Nul procès à faire aux acteurs, il font ce qu'ils peuvent, suivent les consignes. Carla Mancini est, comme à son habitude, en retrait (et participe aux festivités païennes) tandis que parmi nos trois donzelles, outre la généreuse Rosalba Neri, on remarque la très rare Laura De Benedittis qu'on retrouvera deux ans après aux côtés d'Edmund Purdom dans "Le château de l'horreur" (Terror! Il castello delle donne maledette, 1975) sous la houlette de Dick Randall, ici coproducteur de la chose avec Harry Cushing (Lady Frankenstein, cette obsédée sexuelle) ; ainsi que Maria Teresa Pingitore dont c'est le seul rôle pour le cinéma et qui s'y montre très affriolante avec sa jupette rosebonbon et ses cernes de l'amour. Cette dernière fraye dans la partie au passé avec Hans, campé par Ferdinando Poggi. Un acteur de second plan que l'on croise dans tous les genres agités en vogue depuis le début des années 60 (L'homme du Minnesota, Homicide parfait au terme de la loi...) et qui se montre ici particulièrement falot.

 

 

Noyées dans une photographie brumeuse, comme émanant d'un pet de poney, émergent contre toute attente deux ou trois scènes étonnantes par leur beauté graphique : ainsi lorsque Helga, suivant les conseils de la sorcière, arrive en haut d'une colline en compagnie de deux jeunes vierges afin de conjurer le sort jeté sur sa robe nuptiale, les trois femmes croisent deux pendus, l'ensemble offrant une sorte de tableau somptueux dans lequel la défloraison à venir s'annoncerait funeste.
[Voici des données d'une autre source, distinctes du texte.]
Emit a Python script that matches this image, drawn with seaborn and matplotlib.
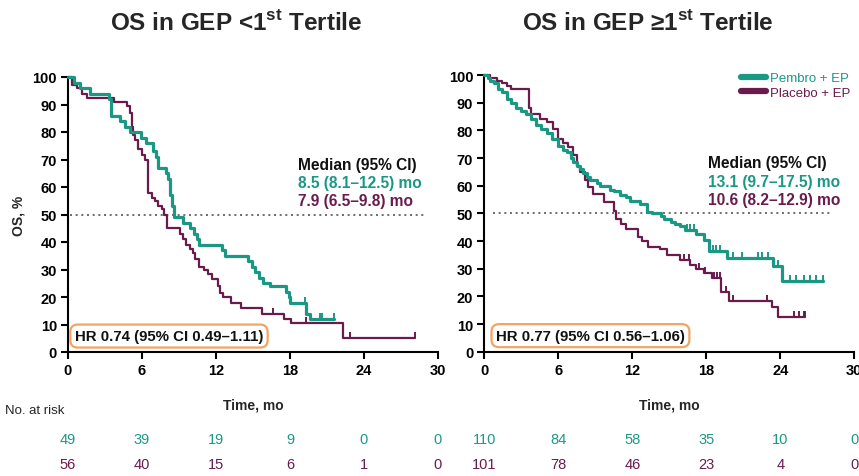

On ne sait pas si les deux hommes se balançant au bout de la potence ont eu, en guise de dernier moment, une érection ; ce qui est certain en revanche, c'est que malgré malgré ce genre d'éclairs fugaces, et malgré quelques scènes de détroussage de croupes, L'Amante del demonio offre un spectacle tout sauf bandant, plus proche de la purge médiévale que de la Renaissance priapique.
En même temps, c'est un peu comme si nous étions prévenus dès le début. Trois jeunes femmes aux allures pop se pointent dans un château pour faire une partie de cache-cache gothique en déclarant au serviteur qui leur demande la raison de leur venue en ces lieux à la con : "Nous sommes venues voir si le diable hante comme on le dit cet endroit". Vu la tronche accueillante qu'il tire, on se demande bien pourquoi il n'envoie pas paître à coups de pied au cul nos trois futures gourgandines. Mais tout cela est sans doute symbolique et doit pouvoir se voir à l'aune d'une pseudo poésie érotico-morbide : en témoigne la scène suivante où nos trois femmes sont attablées et dont le réalisateur cadre les pommes se trouvant au premier plan, prêtes à être croquées.

 

 

Il y a des raretés à exhumer et puis il y a celles, plus pècheresses, qu'on peut laisser fouies dans les hautes herbes du temps jadis, sans remord. Inutile de préciser que Lucifera: Demon Lover, à chier des pruneaux, fait partie de la seconde catégorie, certes plus abondante que la première.
Concluons en disant deux mots de son réalisateur : Paolo Lombardo est un réalisateur peu prolifique. Scénariste dès le début des années 60 avec des films tels que "Capitani di ventura" d'Angelo Dorigo, "Un alibi per morire" de Roberto Bianchi Montero et Piero Costa, "Novices libertines" alias "Le Monstre de Venise" de Dino Tavella, "El Cisco" de Sergio Bergonzelli ou bien encore "Furie au Missouri" d'Alfonso Brescia, celui-ci fit ses premières armes derrière la caméra en 1962, en coréalisant avec Piero Regnoli "Re Manfredi". L'Amante del demonio n'est que son second essai qui intervient donc dix ans après. Il tournera dans la foulée un autre film avec Edmund Purdom : "Dagli archivi della polizia criminale", médiocre thriller qui fera office de chant du cygne puisqu'on ne reverra plus guère Paolo Lombardo, ni à l'écriture, ni à la mise en scène, ni même dans l'industrie du cinéma tout court. À l'exception d'un partenariat financier en 1988, pour un obscur "Voglia di rock", réalisé par le non moins obscur Massimo Costa.